Shakes here...
In one of my favorite episodes, “Please Don't Kill Me,” of one of my favorite shows, Mr. Show, an evil genius called Dr. X holds the world hostage with threats to blow up the earth—a plan which is inevitably thwarted by an annual Doomsday Telethon, held by—who else?—Dr. X, who pleads with people to contribute generously to the thirty million dollar goal. He brings out a poster boy for the telethon who is prodded by Dr. X in a baby voice, “Tell ze audience vat you told me backstage,” to which the boy replies, “Please don’t kill me.” Dr. X’s face breaks into a saccharine grin. “Awwww. Dis is vhy I do dis,” he says, a tear in his eye. “For de kids.”

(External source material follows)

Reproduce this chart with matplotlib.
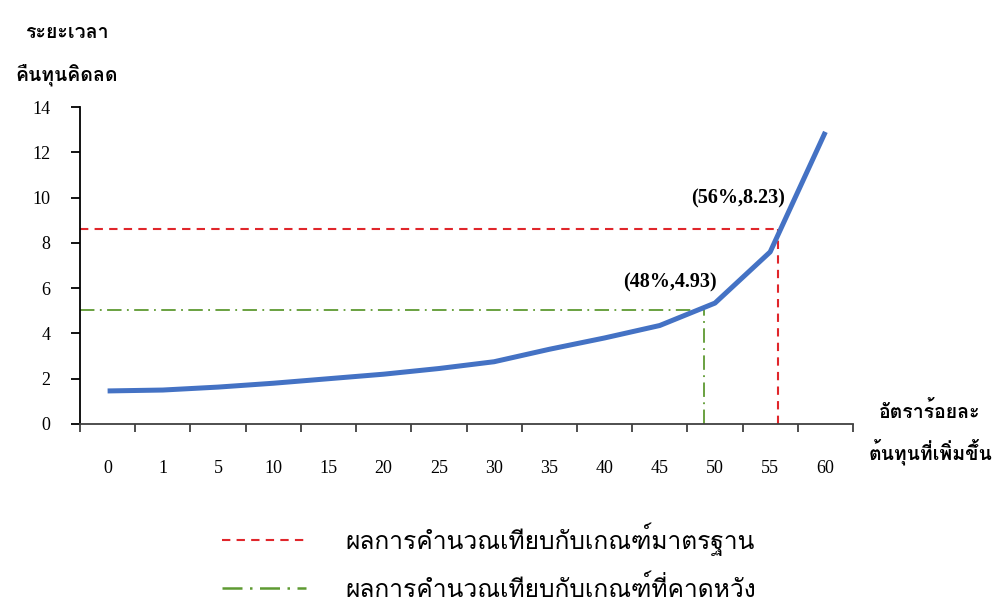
import matplotlib
matplotlib.use("Agg")
import matplotlib.pyplot as plt
import numpy as np

# categories on x (cost increase, %) and payback period values
categories = ["0", "1", "5", "10", "15", "20", "25", "30", "35", "40", "45", "50", "55", "60"]
payback = [1.46, 1.50, 1.63, 1.80, 2.00, 2.20, 2.45, 2.75, 3.30, 3.80, 4.35, 5.34, 7.60, 12.90]

# reference lines: (x position in category units, y value)
std_x, std_y = 12.14, 8.62      # standard criterion
exp_x, exp_y = 10.80, 5.03      # expected criterion

yticks = [0, 2, 4, 6, 8, 10, 12, 14]
std_label = "ผลการคำนวณเทียบกับเกณฑ์มาตรฐาน"
exp_label = "ผลการคำนวณเทียบกับเกณฑ์ที่คาดหวัง"

# Loma keeps stacked tone marks readable without text shaping
thai = ["Loma", "Sarabun", "DejaVu Sans"]
num = ["Liberation Serif", "DejaVu Serif"]

fig = plt.figure(figsize=(9.98, 6.05), dpi=100)
ax = fig.add_axes([80 / 998, 1 - 424 / 605, 773 / 998, 317 / 605])

x = np.arange(len(categories))
ax.plot(x, payback, color="#4472C4", lw=3.6, solid_capstyle="butt", zorder=3)

ax.plot([-0.5, std_x], [std_y, std_y], color="#E0262B", lw=1.5, ls=(0, (4, 3)), zorder=2)
ax.plot([std_x, std_x], [0, std_y], color="#E0262B", lw=1.5, ls=(0, (4, 3)), zorder=2)
ax.plot([-0.5, exp_x], [exp_y, exp_y], color="#5E9A32", lw=1.3, ls=(0, (8, 3, 1, 3)), zorder=2)
ax.plot([exp_x, exp_x], [0, exp_y], color="#5E9A32", lw=1.3, ls=(0, (8, 3, 1, 3)), zorder=2)

ax.text(11.42, 9.98, "(56%,8.23)", ha="center", va="center", fontsize=14.5,
        fontweight="bold", family=num)
ax.text(10.19, 6.23, "(48%,4.93)", ha="center", va="center", fontsize=14.5,
        fontweight="bold", family=num)

ax.set_xlim(-0.5, len(categories) - 0.5)
ax.set_ylim(0, 14)
ax.set_yticks(yticks)
ax.set_yticklabels([str(v) for v in yticks], family=num, fontsize=13)
ax.set_xticks(np.arange(-0.5, len(categories)), minor=False)
ax.set_xticklabels([])
ax.set_xticks(x, minor=True)
ax.set_xticklabels(categories, minor=True, family=num, fontsize=13)
ax.tick_params(axis="x", which="major", direction="out", length=6, width=1.3, color="#404040")
ax.tick_params(axis="x", which="minor", length=0, pad=26)
ax.tick_params(axis="y", direction="out", length=6.5, width=1.3, pad=15)

for s in ["top", "right"]:
    ax.spines[s].set_visible(False)
ax.spines["left"].set_linewidth(1.3)
ax.spines["bottom"].set_linewidth(1.3)
ax.spines["bottom"].set_color("#404040")

fig.text(67 / 998, 1 - 33 / 605, "ระยะเวลา", ha="center", va="center",
         fontsize=14, fontweight="bold", family=thai)
fig.text(67 / 998, 1 - 75 / 605, "คืนทุนคิดลด", ha="center", va="center",
         fontsize=14, fontweight="bold", family=thai)
fig.text(930 / 998, 1 - 412 / 605, "อัตราร้อยละ", ha="center", va="center",
         fontsize=14, fontweight="bold", family=thai)
fig.text(930 / 998, 1 - 452 / 605, "ต้นทุนที่เพิ่มขึ้น", ha="center", va="center",
         fontsize=14, fontweight="bold", family=thai)

# legend drawn below the plot
h1, = ax.plot([], [], color="#E0262B", lw=1.5, ls=(0, (4, 3)))
h2, = ax.plot([], [], color="#5E9A32", lw=1.8, ls=(0, (8, 3, 1, 3)))
fig.legend([h1, h2], [std_label, exp_label], loc="center left",
           bbox_to_anchor=(200 / 998, 1 - 562 / 605), frameon=False,
           handlelength=3.4, handletextpad=1.6, labelspacing=0.8,
           prop={"family": thai, "size": 17.7})

fig.savefig("out.png", dpi=100, facecolor="white")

As with every sketch on the brilliant Mr. Show, there’s the obvious send-up of straightforward telethons, and then there’s the underlying scorcher—the nod at our society’s propensity to endanger people, only to give ourselves an opportunity to appear to save them.
“Please Don't Kill Me” first aired in 1997, but it was a prescient indicator of things to come. I often feel, reviewing the news of Bush's determination to manipulate us into a war which subsequently opened a new terrorist front from which he now professes to save us, that I'm living in an endless Doomsday Telethon.